Move over, Logan Paul, because a new sensation has spread across Japanese YouTube!
Fading are the days of real live people interacting with audiences on the popular streaming site. The new trend revolves around people creating virtual anime avatars using motion capture technology. The reasons as to why fans are flocking to these avatars are quite varied. Some people enjoy watching virtual presenters when they are playing games; some people feel that they are getting a raw and real version of Japanese culture that they can’t get from a live person; and some folks just find the freedom of the virtual world to be a perfect catalyst for a few funny or crazy adventures that they can share with the host. No matter what their reasons are, though, they and others like them are tuning into these virtual hosts in droves.
The Virtual YouTuber trend was pioneered by Kizuna Ai (a name that uses the kanji for “Bonded Love”), who is easily the most famous of all virtual YouTubers.

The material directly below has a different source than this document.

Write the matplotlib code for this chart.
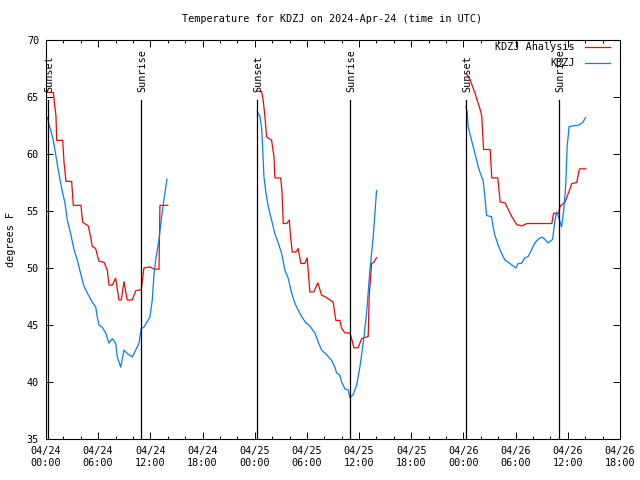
import matplotlib
matplotlib.use("Agg")
import matplotlib.pyplot as plt

plt.rcParams['font.family'] = ['DejaVu Sans Mono']
FS = 7.3

# ---- data (x in hours since 2024-04-24 00:00 UTC) ----
red_h1 = [0.15, 0.84, 1.15, 1.23, 1.92, 2.07, 2.30, 2.95, 3.14, 4.02, 4.22, 4.86, 5.14, 5.32, 5.71,
          6.09, 6.67, 7.05, 7.24, 7.62, 8.01, 8.39, 8.66, 8.97, 9.34, 9.92, 10.31, 10.95, 11.26,
          11.95, 12.41, 12.99, 13.10, 13.99]
red_t1 = [65.4, 65.4, 63.3, 61.2, 61.2, 59.3, 57.6, 57.6, 55.5, 55.5, 54.0, 53.7, 52.7, 51.9, 51.7,
          50.6, 50.5, 49.8, 48.5, 48.5, 49.1, 47.2, 47.2, 48.8, 47.2, 47.2, 48.0, 48.1, 50.0,
          50.1, 49.9, 49.9, 55.5, 55.5]
blue_h1 = [0.15, 0.84, 1.41, 1.80, 2.18, 2.45, 2.84, 3.22, 3.60, 3.99, 4.37, 4.75, 5.32, 5.71, 5.90,
           6.09, 6.47, 6.86, 7.24, 7.62, 8.01, 8.20, 8.59, 8.97, 9.34, 9.92, 10.31, 10.69, 10.95,
           11.26, 11.95, 12.22, 12.41, 12.61, 12.99, 13.25, 13.56, 13.91]
blue_t1 = [63.2, 61.2, 58.6, 57.0, 55.7, 54.2, 53.0, 51.6, 50.7, 49.5, 48.4, 47.8, 47.0, 46.6, 45.7,
           45.0, 44.8, 44.3, 43.4, 43.8, 43.4, 42.2, 41.3, 42.8, 42.5, 42.2, 42.8, 43.4, 44.7,
           44.8, 45.7, 47.2, 49.4, 50.7, 52.5, 54.2, 56.0, 57.8]

red_h2 = [24.29, 24.79, 24.98, 25.17, 25.37, 25.94, 26.21, 26.32, 26.98, 27.13, 27.28, 27.67, 27.97,
          28.13, 28.31, 28.74, 29.00, 29.31, 29.77, 30.03, 30.34, 30.80, 31.26, 31.69, 32.07, 32.64,
          33.02, 33.33, 33.79, 33.99, 34.37, 34.94, 35.14, 35.40, 35.90, 36.29, 37.05, 37.16, 37.44,
          37.70, 38.01]
red_t2 = [65.5, 65.5, 64.7, 63.3, 61.5, 61.2, 59.8, 57.9, 57.9, 56.8, 53.9, 53.9, 54.2,
          52.7, 51.4, 51.4, 51.7, 50.4, 50.4, 50.9, 47.9, 47.9, 48.7, 47.6, 47.5, 47.2,
          47.0, 45.4, 45.4, 44.7, 44.3, 44.3, 43.8, 43.0, 43.0, 43.8, 44.0, 47.5, 50.4,
          50.5, 50.9]
blue_h2 = [24.29, 24.60, 24.79, 24.91, 25.06, 25.29, 25.55, 25.94, 26.32, 26.70, 27.09, 27.47, 27.85,
           28.24, 28.62, 29.20, 29.77, 30.34, 30.92, 31.30, 31.69, 32.26, 32.84, 33.22, 33.41, 33.79,
           33.99, 34.37, 34.75, 34.94, 35.32, 35.71, 36.09, 36.47, 36.86, 37.24, 37.62, 38.01]
blue_t2 = [63.7, 63.3, 62.3, 60.6, 58.0, 56.6, 55.4, 54.2, 53.0, 52.2, 51.3, 49.8, 49.1,
           47.8, 46.9, 46.0, 45.3, 44.9, 44.3, 43.5, 42.8, 42.4, 41.9, 41.3, 40.8, 40.6,
           40.0, 39.4, 39.3, 38.6, 38.9, 39.7, 41.3, 43.4, 46.0, 49.8, 52.7, 56.8]

red_h3 = [48.39, 48.77, 49.34, 49.92, 50.11, 50.31, 51.07, 51.26, 51.95, 52.22, 52.79, 53.56, 54.14,
          54.71, 55.29, 57.21, 58.16, 58.36, 58.93, 59.11, 59.69, 60.08, 60.46, 61.03, 61.30, 61.41,
          62.07]
red_t3 = [67.0, 66.5, 65.3, 63.9, 63.3, 60.4, 60.4, 57.9, 57.9, 55.8, 55.7, 54.5, 53.8,
          53.7, 53.9, 53.9, 53.9, 54.8, 54.8, 55.4, 55.8, 56.6, 57.4, 57.5, 58.6, 58.7,
          58.7]
blue_h3 = [48.28, 48.43, 48.54, 48.93, 49.31, 49.69, 50.08, 50.26, 50.46, 50.66, 51.23, 51.41, 51.61,
           51.99, 52.38, 52.76, 53.33, 54.02, 54.29, 54.68, 55.06, 55.44, 55.83, 56.21, 56.70, 57.09,
           57.36, 57.74, 58.24, 58.51, 58.70, 58.89, 59.08, 59.28, 59.54, 59.77, 59.92, 60.15, 60.80,
           61.18, 61.57, 61.76, 62.03]
blue_t3 = [64.2, 63.7, 62.4, 61.2, 60.1, 58.9, 58.0, 57.7, 56.3, 54.6, 54.5, 53.6, 52.9,
           52.0, 51.3, 50.7, 50.4, 50.0, 50.4, 50.4, 50.9, 51.0, 51.6, 52.2, 52.6, 52.7,
           52.5, 52.2, 52.5, 54.1, 54.9, 54.6, 54.1, 53.6, 55.1, 57.4, 60.6, 62.4, 62.5,
           62.5, 62.7, 62.8, 63.2]

sun_labels = ["Sunset", "Sunrise", "Sunset", "Sunrise", "Sunset", "Sunrise"]
sun_hours = [0.22, 10.92, 24.25, 34.92, 48.27, 58.95]

tick_hours = [0, 6, 12, 18, 24, 30, 36, 42, 48, 54, 60, 66]
tick_labels = ["04/24\n00:00", "04/24\n06:00", "04/24\n12:00", "04/24\n18:00",
               "04/25\n00:00", "04/25\n06:00", "04/25\n12:00", "04/25\n18:00",
               "04/26\n00:00", "04/26\n06:00", "04/26\n12:00", "04/26\n18:00"]
y_ticks = [35, 40, 45, 50, 55, 60, 65, 70]

RED = "#ff0000"
BLUE = "#0080ff"

fig = plt.figure(figsize=(6.4, 4.8), dpi=100)
ax = fig.add_axes([46 / 640, 1 - 439 / 480, 574 / 640, 399 / 480])

for h, t in [(red_h1, red_t1), (red_h2, red_t2), (red_h3, red_t3)]:
    ax.plot(h, t, color=RED, lw=0.9)
for h, t in [(blue_h1, blue_t1), (blue_h2, blue_t2), (blue_h3, blue_t3)]:
    ax.plot(h, t, color=BLUE, lw=0.9)

for lab, h in zip(sun_labels, sun_hours):
    ax.plot([h, h], [35, 64.75], color="black", lw=0.9)
    ax.text(h + 0.15, 65.45, lab, rotation=90, ha="center", va="bottom", fontsize=FS)

ax.set_xlim(0, 66)
ax.set_ylim(35, 70)
ax.set_xticks(tick_hours)
ax.set_xticklabels(tick_labels)
ax.set_xticks([h for h in range(0, 67, 2) if h % 6], minor=True)
ax.set_yticks(y_ticks)
ax.tick_params(axis="both", which="both", direction="in", top=True, right=True,
               labelsize=FS, width=0.7, color="black")
ax.tick_params(axis="both", which="major", length=5, pad=5)
ax.tick_params(axis="both", which="minor", length=2.5)
for s in ax.spines.values():
    s.set_linewidth(0.8)

ax.set_ylabel("degrees F", fontsize=FS, labelpad=8)
fig.text(332 / 640, 1 - 19 / 480, "Temperature for KDZJ on 2024-Apr-24 (time in UTC)",
         ha="center", va="center", fontsize=FS)

# legend (manual, right-aligned like gnuplot)
for i, (lab, col) in enumerate([("KDZJ Analysis", RED), ("KDZJ", BLUE)]):
    yy = 1 - (7 + 16 * i) / 399
    ax.text(0.9216, yy, lab, transform=ax.transAxes, ha="right", va="center", fontsize=FS)
    ax.plot([0.939, 0.9826], [yy, yy], transform=ax.transAxes, color=col, lw=0.9, clip_on=False)

fig.savefig("out.png", dpi=100)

Debuting in the tail end of November 2016, Kizuna Ai has become a superstar in the field. In her introduction video, she states that her goal is to one day appear in a commercial. And while, to my knowledge, she hasn’t gotten her own TV spot, she has appeared in multiple video games and anime titles, and she’s become the first virtual YouTuber to get a verified Twitter account. On top of that, in 2018, she was named as the official tourism ambassador of Japan.
Ai’s not the only one, though. To date, there are literally thousands of these characters on Japanese YouTube (an exact number is impossible to guesstimate, as new virtual YouTubers are now appearing and disappearing almost daily). With so many new presenters making their debuts over the past couple of years, it can be hard to know where your attention should go, exactly. That said, most of the more popular avatars have some kind of defining characteristic that makes them stand out from the pack.
A simple search on Google will pull up many different options to pick from, including a Japanese idol who speaks perfect English, a catgirl who loves FPS games, a tsundere student council president, and many, many others.
It’s not always easy to break into this industry, though. Becoming a virtual YouTuber can take a lot of hard work and patience. Also, it can’t be understated that sometimes, a little luck will go a long way towards success, as was the case for the woman behind the virtual avatar named Rhythm Otonashi. Chosen via raffle to appear at Kizuna Ai’s first live event in March 2018, she traveled all the way from Germany and soon caught the performing bug, herself. Catching the audience’s eye right away, it was only a month later that Otonashi was invited to join the same talent agency as Kizuna Ai, Project upd8. It’s one thing to start performing on YouTube, though. It’s another thing entirely to keep it up for a sustained amount of time and gain a legitimate following.
“I try to upload 1-4 videos a month and on my current schedule, I stream 4+ times a week. Personally, I’m sort of a niche producer and don’t feel pressured to create videos on things that are currently trending, so it’s more of a matter of finding the time to record, edit and sometimes figure out how to pull something off from a technical point of view,” Otonashi told me via an interview. When asked about the varying demands of the audience and if it’s difficult to please such a wide range of people, Otonashi spoke of the difficulties she’s had up to this point. “It is definitely difficult, yeah. Many Virtual YouTubers make a large variety of content instead of focusing on one specific niche, which is why I think establishing a personality that people enjoy is really important.”
It’s difficult to pinpoint a single reason why this trend has exploded in popularity but one popular theory is that being presented by a virtual avatar allows people to be more free and expressive with their emotions and interests. Otonashi, for example, stated strongly that her virtual persona is a big part of who she really is though she also admitted to having a bit of stage fright when she first started.
Regardless of the why’s, the popularity of these virtual presenters is still climbing and while some fans believe that the trend is either currently at its peak or is close to it, others don’t feel that way at all. Rather they’re of the opinion that this is only the beginning as the technology is still becoming more widely available to people outside of Japan.
“I absolutely believe in the phenomenon surviving and evolving in the future though. Virtual YouTubers are about far more than just making YouTube videos by now and we’ve seen them appear in events, concerts, games and show off their skills as creators beyond just talking in videos,” Otonashi said after careful deliberation. “I don’t think Virtual YouTubers will grow to the point where they *replace* other types of entertainers but there are still many, many possibilities for them.”
With the trend still rising in popularity and scope, it’s impossible to predict where this trend will go in the future. Will we see more virtual YouTubers appearing to the point that a real person appearing on the site is a novelty? Doubtful but it appears that those with a terrible case of the shys have a new avenue when it comes to self-expression.